INSTRUCTIONS FOR THE TASK » Can you output the material exactly as written, minus any pictures it holds?

___ DATASET SECTION

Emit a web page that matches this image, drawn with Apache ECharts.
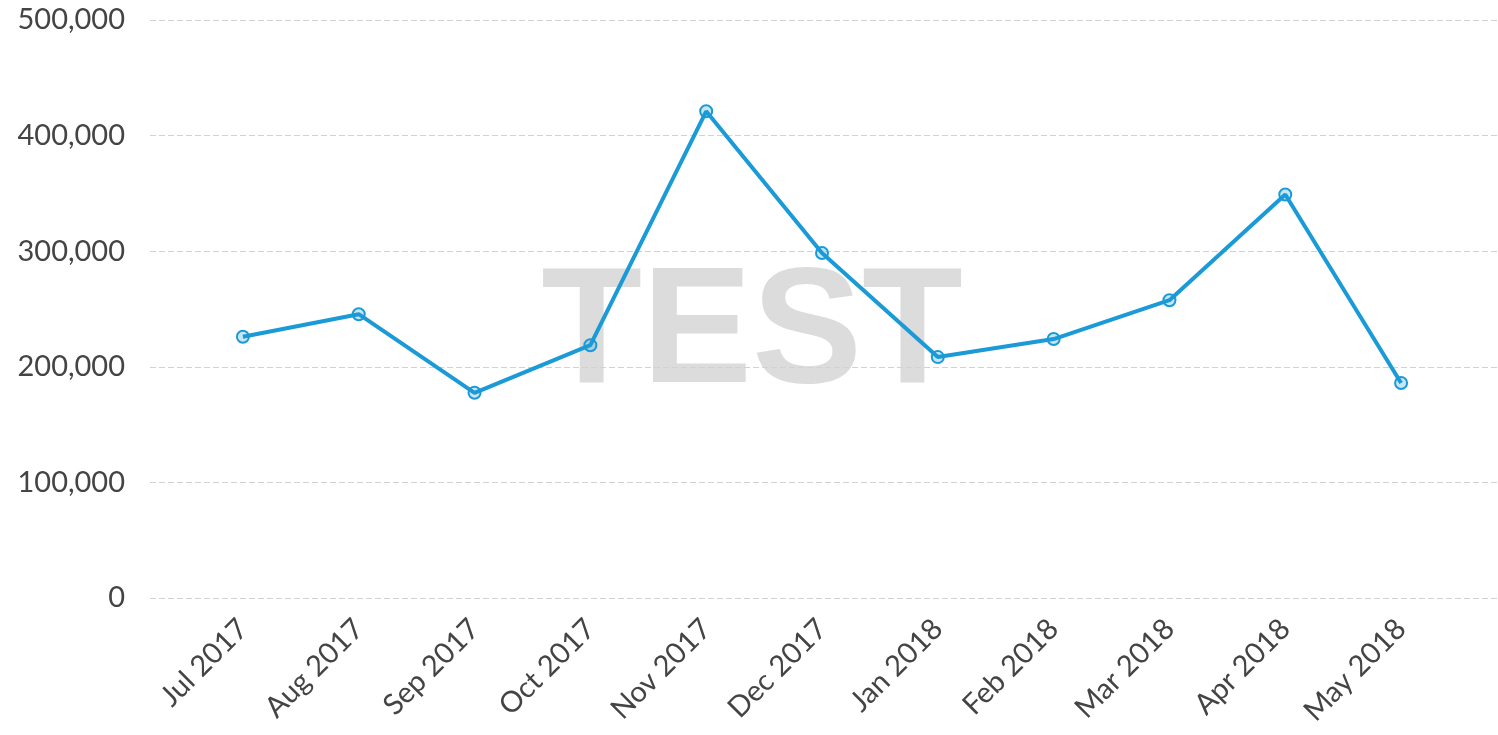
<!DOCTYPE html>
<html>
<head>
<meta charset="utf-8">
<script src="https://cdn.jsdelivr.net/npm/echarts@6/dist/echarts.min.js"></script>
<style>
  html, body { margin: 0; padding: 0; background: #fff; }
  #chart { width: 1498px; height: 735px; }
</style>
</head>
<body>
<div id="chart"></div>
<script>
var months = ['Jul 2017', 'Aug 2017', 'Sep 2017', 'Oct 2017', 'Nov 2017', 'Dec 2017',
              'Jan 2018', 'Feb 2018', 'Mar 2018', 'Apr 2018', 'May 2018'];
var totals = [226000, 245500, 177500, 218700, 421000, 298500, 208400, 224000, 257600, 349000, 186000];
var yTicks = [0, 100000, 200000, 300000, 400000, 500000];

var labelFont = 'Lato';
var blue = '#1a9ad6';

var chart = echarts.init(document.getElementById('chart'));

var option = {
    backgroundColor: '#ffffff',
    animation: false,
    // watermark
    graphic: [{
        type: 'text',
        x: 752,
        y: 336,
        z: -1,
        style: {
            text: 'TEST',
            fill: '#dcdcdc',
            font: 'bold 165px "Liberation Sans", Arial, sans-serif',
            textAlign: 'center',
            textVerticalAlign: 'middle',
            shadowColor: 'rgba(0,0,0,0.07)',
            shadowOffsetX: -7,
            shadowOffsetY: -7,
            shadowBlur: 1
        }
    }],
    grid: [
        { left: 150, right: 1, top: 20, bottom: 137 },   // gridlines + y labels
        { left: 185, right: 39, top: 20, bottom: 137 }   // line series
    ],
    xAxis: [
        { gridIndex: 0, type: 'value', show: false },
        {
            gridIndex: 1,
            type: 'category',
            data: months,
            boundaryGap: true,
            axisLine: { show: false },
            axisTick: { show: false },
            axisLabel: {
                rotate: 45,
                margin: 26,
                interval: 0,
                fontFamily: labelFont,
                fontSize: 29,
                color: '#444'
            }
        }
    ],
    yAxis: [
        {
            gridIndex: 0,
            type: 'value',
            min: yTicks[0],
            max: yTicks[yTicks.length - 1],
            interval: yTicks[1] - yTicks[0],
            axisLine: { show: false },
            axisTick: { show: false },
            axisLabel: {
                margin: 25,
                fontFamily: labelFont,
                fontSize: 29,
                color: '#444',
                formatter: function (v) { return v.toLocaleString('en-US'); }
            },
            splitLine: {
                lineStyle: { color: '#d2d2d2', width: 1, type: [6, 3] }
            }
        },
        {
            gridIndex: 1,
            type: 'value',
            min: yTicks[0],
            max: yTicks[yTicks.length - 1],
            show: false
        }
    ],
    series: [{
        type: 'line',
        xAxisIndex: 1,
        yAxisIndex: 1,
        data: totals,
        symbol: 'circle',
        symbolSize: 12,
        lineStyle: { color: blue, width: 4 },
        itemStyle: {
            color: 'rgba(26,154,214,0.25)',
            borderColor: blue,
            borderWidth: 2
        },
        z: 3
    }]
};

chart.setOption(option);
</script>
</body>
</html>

______

ANSWER TO THIS TASK »
Emit a web page that matches this image, drawn with Apache ECharts.
<!DOCTYPE html>
<html>
<head>
<meta charset="utf-8">
<script src="https://cdn.jsdelivr.net/npm/echarts@6/dist/echarts.min.js"></script>
<style>
  html, body { margin: 0; padding: 0; background: #fff; }
  #chart { width: 1498px; height: 735px; }
</style>
</head>
<body>
<div id="chart"></div>
<script>
var months = ['Jul 2017', 'Aug 2017', 'Sep 2017', 'Oct 2017', 'Nov 2017', 'Dec 2017',
              'Jan 2018', 'Feb 2018', 'Mar 2018', 'Apr 2018', 'May 2018'];
var totals = [226000, 245500, 177500, 218700, 421000, 298500, 208400, 224000, 257600, 349000, 186000];
var yTicks = [0, 100000, 200000, 300000, 400000, 500000];

var labelFont = 'Lato';
var blue = '#1a9ad6';

var chart = echarts.init(document.getElementById('chart'));

var option = {
    backgroundColor: '#ffffff',
    animation: false,
    // watermark
    graphic: [{
        type: 'text',
        x: 752,
        y: 336,
        z: -1,
        style: {
            text: 'TEST',
            fill: '#dcdcdc',
            font: 'bold 165px "Liberation Sans", Arial, sans-serif',
            textAlign: 'center',
            textVerticalAlign: 'middle',
            shadowColor: 'rgba(0,0,0,0.07)',
            shadowOffsetX: -7,
            shadowOffsetY: -7,
            shadowBlur: 1
        }
    }],
    grid: [
        { left: 150, right: 1, top: 20, bottom: 137 },   // gridlines + y labels
        { left: 185, right: 39, top: 20, bottom: 137 }   // line series
    ],
    xAxis: [
        { gridIndex: 0, type: 'value', show: false },
        {
            gridIndex: 1,
            type: 'category',
            data: months,
            boundaryGap: true,
            axisLine: { show: false },
            axisTick: { show: false },
            axisLabel: {
                rotate: 45,
                margin: 26,
                interval: 0,
                fontFamily: labelFont,
                fontSize: 29,
                color: '#444'
            }
        }
    ],
    yAxis: [
        {
            gridIndex: 0,
            type: 'value',
            min: yTicks[0],
            max: yTicks[yTicks.length - 1],
            interval: yTicks[1] - yTicks[0],
            axisLine: { show: false },
            axisTick: { show: false },
            axisLabel: {
                margin: 25,
                fontFamily: labelFont,
                fontSize: 29,
                color: '#444',
                formatter: function (v) { return v.toLocaleString('en-US'); }
            },
            splitLine: {
                lineStyle: { color: '#d2d2d2', width: 1, type: [6, 3] }
            }
        },
        {
            gridIndex: 1,
            type: 'value',
            min: yTicks[0],
            max: yTicks[yTicks.length - 1],
            show: false
        }
    ],
    series: [{
        type: 'line',
        xAxisIndex: 1,
        yAxisIndex: 1,
        data: totals,
        symbol: 'circle',
        symbolSize: 12,
        lineStyle: { color: blue, width: 4 },
        itemStyle: {
            color: 'rgba(26,154,214,0.25)',
            borderColor: blue,
            borderWidth: 2
        },
        z: 3
    }]
};

chart.setOption(option);
</script>
</body>
</html>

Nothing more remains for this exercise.